In the third video in our Upper Hunter Mining Dialogue story series, we hear from Di Sneddon, former editor of the Singleton Argus and Upper Hunter Mining Dialogue participant as she remembers the “icy” start of the dialogue and the hurdles that the group has overcome.
“In the beginning I was hopeful that it would work as we were getting into a desperate situation where there was so much mining going on and the community felt that they had no connection or communication with the industry which meant they were starting to get angry. The first meeting that we went to was very prickly”
She recalls extremely differing views at the start.
“The coal company said it’s lovely to be able to see a mine in operation and I said when I’m driving along the highway I actually quite like to see trees.”
However the contrast between then and now is remarkable, with Di describing their most recent meeting as “friendly and very respectful” partly due to participants being able to see tangible results from their ongoing conversations.

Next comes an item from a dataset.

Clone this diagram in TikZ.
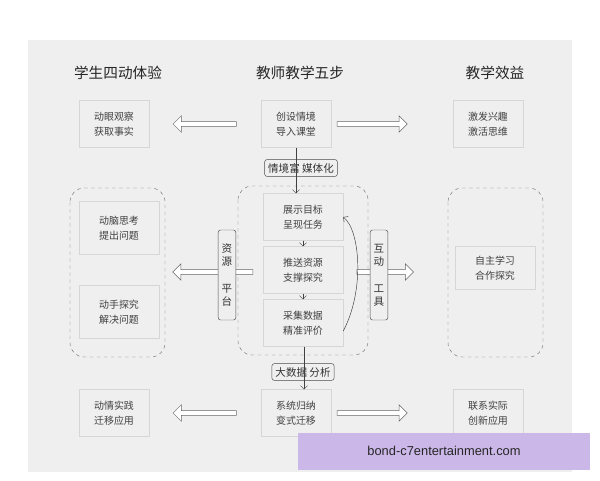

John Richards from The Bloomfield Group says it’s been an eye opener for everyone.
“The Dialogue has been a great step forward for relationships between mining companies and the communities around them. People are now talking about the real issues, not assumptions and fabricated issues.”
And finally in this video we hear from Gerard Gleeson, an Environmental Specialist at Coal & Allied, who hopes the same model can be used as a ‘flagship’ for other areas throughout Australia.
“I’d really us to be able to look back in years to come and see that the dialogue has been successful. And that model that could be replicated, showing how collaboration can improve the relationship between industry and community members.”